WASHINGTON -- Polygraph tests are intrinsically unreliable when used to screen tens of thousands of federal employees for security breaches, a prestigious National Research Council panel concluded in a study released Tuesday.

There are no alternatives to the tests, according to the panelists who examined the polygraph's utility for the Department of Energy, which operates federal nuclear and weapons research facilities nationwide.

"This is a problem for national security and clearly a problem for the DOE," said Kevin Murphy, a panelist from Pennsylvania State University in University Park, Pa.

Thousands of federal employees at the Department of Energy, the FBI, the CIA, the National Security Agency and other government facilities face regular polygraph screening.

The study involved only the polygraph's use as a general screening device for large populations. When focused on a specific crime or unique facts or events, it probably is more reliable, panelists said.

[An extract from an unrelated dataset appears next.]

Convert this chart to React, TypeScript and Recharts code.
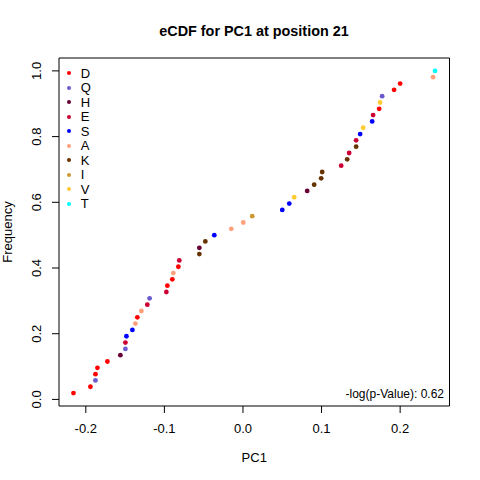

The problem, they said, is that polygraph tests, which measure and record distinctive variations in cardiovascular, respiratory and skin-surface conductivity that suggest deception, produce a lot of false-positive results.

That's because test responses viewed as deceptive can have other causes, such as stress and exertion, said Stephen Feinberg, a professor of statistics and computer science at Carnegie Mellon University in Pittsburgh who chaired the polygraph investigation panel.